Harry Kane's Penalty Miss Leads to Bayern's Victory Over Wolfsburg
Harry Kane almost never misses from 12 yards. In the Bundesliga, he literally never had.
So when the England captain dragged his first-half penalty wide of the right-hand post, the Allianz Arena gasped. Wolfsburg breathed. And a match Bayern had largely controlled stayed goalless, wrapped in controversy and tension.
A penalty spot under scrutiny
The flashpoint came in the 36th minute. Konstantinos Koulierakis clattered into Michael Olise inside the box, leaving the referee with a straightforward decision. Kane, perfect from the spot in his 24 previous Bundesliga attempts, placed the ball and went through his familiar routine.
Then the script ripped.
He slipped slightly as he struck it, the ball skidding wide of Kamil Grabara’s right-hand upright. No save. No heroics. Just a miss – his first from the spot in Germany’s top flight.
Television replays quickly found another angle. Jeanuël Belocian appeared to trample on the penalty spot in the build-up, his boot seemingly disturbing the turf where Kane would plant his standing foot. The Bayern striker’s loss of footing only sharpened the questions. Had the surface been deliberately manipulated? Was it gamesmanship gone too far?
What it did, unequivocally, was keep Wolfsburg alive. Bayern’s dominance of territory and possession brought no breakthrough before the interval. The champions walked off frustrated; Wolfsburg walked off still breathing.
Olise breaks it open
The tension could not last forever. Bayern, already crowned champions and urged on by a restless home crowd, ramped up the tempo after the restart. The pressure mounted, the attacks came in waves.

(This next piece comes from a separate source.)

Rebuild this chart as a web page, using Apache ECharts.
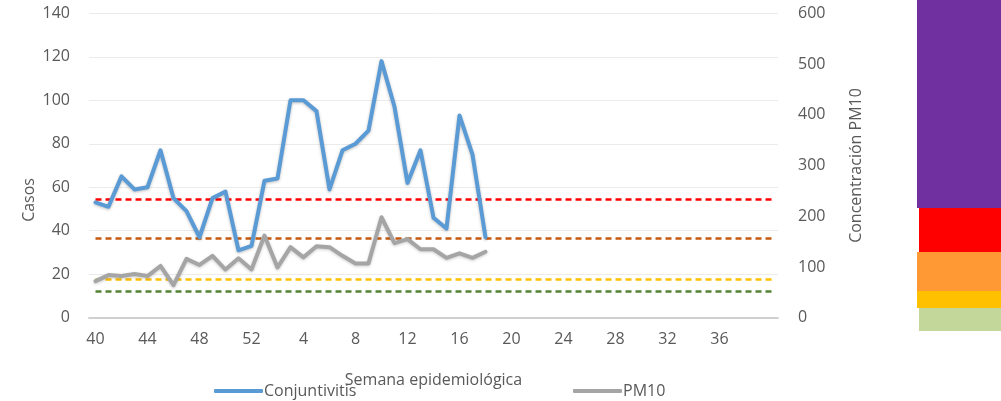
<!DOCTYPE html>
<html>
<head>
<meta charset="utf-8">
<script src="https://cdn.jsdelivr.net/npm/echarts@6/dist/echarts.min.js"></script>
<style>
html,body{margin:0;padding:0;background:#fff;}
#chart{width:1001px;height:401px;}
</style>
</head>
<body>
<div id="chart"></div>
<script>
// Semanas epidemiológicas (40..52 y 1..40)
const weeks = [40,41,42,43,44,45,46,47,48,49,50,51,52,
  1,2,3,4,5,6,7,8,9,10,11,12,13,14,15,16,17,18,19,20,21,22,23,24,25,26,27,28,29,30,31,32,33,34,35,36,37,38,39,40].map(String);
const conjuntivitis = [53,51,65,59,60,77,55,49,37,55,58,31,33,63,64,100,100,95,59,77,80,86,118,97,62,77,46,41,93,75,37];
const pm10 = [72,84,82,86,82,102,64,116,104,122,95,117,95,162,99,139,119,141,139,122,107,107,198,147,155,135,135,118,127,118,130];
const leftTicks = [0,140,20];   // min, max, interval
const rightTicks = [0,600,100];
const thresholds = [234,156,75,52]; // PM10 reference lines
const thresholdColors = ['#FF0000','#C55A11','#FFC000','#548235'];
const bandColors = ['#7030A0','#FF0000','#FF9933','#FFC000','#C4D79B'];

const font = 'Open Sans';
const txt = '#595959';
const chart = echarts.init(document.getElementById('chart'));
const lastIdx = weeks.length - 1;

const markData = thresholds.map((v,i)=>[
  {coord:[0,v], lineStyle:{color:thresholdColors[i]}},
  {coord:[lastIdx,v]}
]);

chart.setOption({
  animation:false,
  textStyle:{fontFamily:font},
  grid:{left:89,right:223,top:13.3,bottom:83.3,containLabel:false},
  legend:[
    {data:['Conjuntivitis'],left:209,top:378,itemWidth:49,itemHeight:4,icon:'roundRect',
     textStyle:{fontFamily:font,fontSize:16,color:txt,padding:[0,0,0,-4]}},
    {data:['PM10'],left:568,top:378,itemWidth:49,itemHeight:4,icon:'roundRect',
     textStyle:{fontFamily:font,fontSize:16,color:txt,padding:[0,0,0,-4]}}
  ],
  xAxis:{
    type:'category',data:weeks,boundaryGap:true,
    name:'Semana epidemiológica',nameLocation:'middle',nameGap:55,
    nameTextStyle:{fontFamily:font,fontSize:16,color:txt},
    axisLine:{lineStyle:{color:'#D0D0D0',width:2}},
    axisTick:{show:false},
    axisLabel:{interval:(i)=>i%4===0 && i<lastIdx,fontFamily:font,fontSize:16,color:txt,margin:14},
    splitLine:{show:false}
  },
  yAxis:[
    {type:'value',min:leftTicks[0],max:leftTicks[1],interval:leftTicks[2],
     axisLine:{show:false},axisTick:{show:false},
     axisLabel:{fontFamily:font,fontSize:16,color:txt,margin:19},
     splitLine:{lineStyle:{color:'#EBEBEB',width:1}}},
    {type:'value',min:rightTicks[0],max:rightTicks[1],interval:rightTicks[2],position:'right',
     name:'Concentración PM10',nameLocation:'middle',nameGap:70,nameRotate:90,
     nameTextStyle:{fontFamily:font,fontSize:16,color:txt},
     axisLine:{show:false},axisTick:{show:false},
     axisLabel:{fontFamily:font,fontSize:16,color:txt,margin:20,align:'left'},
     splitLine:{show:false}}
  ],
  series:[
    {name:'Conjuntivitis',type:'line',data:conjuntivitis,yAxisIndex:0,
     symbol:'none',z:5,color:'#5B9BD5',
     lineStyle:{width:4,color:'#5B9BD5',join:'round',cap:'round',shadowColor:'rgba(0,0,0,0.25)',shadowBlur:3,shadowOffsetY:1}},
    {name:'PM10',type:'line',data:pm10,yAxisIndex:1,
     symbol:'none',z:4,color:'#A5A5A5',
     lineStyle:{width:4,color:'#A5A5A5',join:'round',cap:'round',shadowColor:'rgba(0,0,0,0.2)',shadowBlur:3,shadowOffsetY:1},
     markLine:{silent:true,symbol:'none',z:3,label:{show:false},
       lineStyle:{type:[6,4],width:2.5},
       data:markData}}
  ],
  graphic:[
    {type:'text',left:21,top:178,rotation:Math.PI/2,
     style:{text:'Casos',fontFamily:font,fontSize:16,fill:txt}},
    {type:'rect',shape:{x:917,y:0,width:84,height:208},style:{fill:bandColors[0]}},
    {type:'rect',shape:{x:919,y:208,width:82,height:44},style:{fill:bandColors[1]}},
    {type:'rect',shape:{x:917,y:252,width:84,height:39},style:{fill:bandColors[2]}},
    {type:'rect',shape:{x:917,y:291,width:84,height:17},style:{fill:bandColors[3]}},
    {type:'rect',shape:{x:919,y:308,width:82,height:23},style:{fill:bandColors[4]}}
  ]
});
</script>
</body>
</html>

Olise decided he had seen enough.
In the 56th minute, the winger collected the ball on the right, drove infield and created just enough space to unleash a left-footed strike of real venom and precision. The shot arced unreachably into the far corner, past a fully stretched Grabara. No debate this time. Just a moment of pure quality.
It was the goal Bayern’s second-half dominance demanded and the one Wolfsburg had dreaded. The match flipped instantly. Hasenhuttl’s side, so compact and dangerous on the counter in the first period – Tom Bischof had rattled the crossbar from distance – suddenly had to abandon their shell and chase.
That suited Vincent Kompany’s team perfectly.
With the lead secured, Bayern tightened their grip. The backline, which had looked occasionally vulnerable to the break, now set its line higher and suffocated space. Jamal Musiala almost killed the contest soon after Olise’s opener, gliding into the box and forcing Grabara into a superb save. Wolfsburg clung on, but the game had changed shape.
Wolfsburg on the brink
For Wolfsburg, the damage from this defeat runs beyond a single lost afternoon. Their Bundesliga status now hangs over the trapdoor.
The result means they can no longer secure safety outright through the regular table. At best, they are fighting to preserve their current position, the one that leads to the relegation play-offs and a last chance to avoid dropping into the automatic relegation places. The margins are brutal, the stakes now unmistakable.
It all funnels into a fraught final day: a decisive trip to St. Pauli, a winner-takes-all clash at the Millerntor-Stadion that will define their season and perhaps the club’s immediate future.
Hasenhuttl’s players did not fold. Far from it. They carved out moments, especially late on, when the match teetered on a knife-edge. Deep into the closing stages, Mattias Svanberg came within inches of rescuing a point, his effort cannoning back off the post with Manuel Neuer beaten. On another day, it nestles inside the upright and the narrative changes.
Yet the same problem that has stalked Wolfsburg for weeks resurfaced: a lack of ruthlessness in front of goal. They attacked with more ambition, showed more purpose, but still lacked the sharp edge to punish Bayern.
The absences of Mohamed Amoura and Kevin Paredes, omitted from the squad for “disciplinary reasons”, lingered over the performance. Without them, the Wolves missed extra pace and unpredictability in the final third – exactly what you need away to the champions when chances are scarce.
Bayern tune up for a shot at the double
For Kompany, this was more than a routine home win. It was a dress rehearsal.
With the Bundesliga title already wrapped up on Matchday 30, Bayern’s gaze has shifted firmly to the DFB-Pokal final against Stuttgart on May 23. A domestic double would not erase their disappointment in Europe, but it would reshape the story of their season.
What will please the Belgian most is how his side managed the second half. After the chaos around Kane’s miss and a nervy first period, Bayern found defensive control, shut down the counter-attacks that had threatened them, and played with a champion’s assurance once ahead.
Olise’s brilliance, Musiala’s menace, the restored solidity at the back – all of it points towards a team rediscovering its edge at just the right time.
Wolfsburg, by contrast, leave Munich with nothing but regret and a calendar circled in red. Ninety minutes in Hamburg now stand between them and the drop. How they respond to this narrow, agonising defeat will decide whether this season becomes a warning – or a full-blown fall.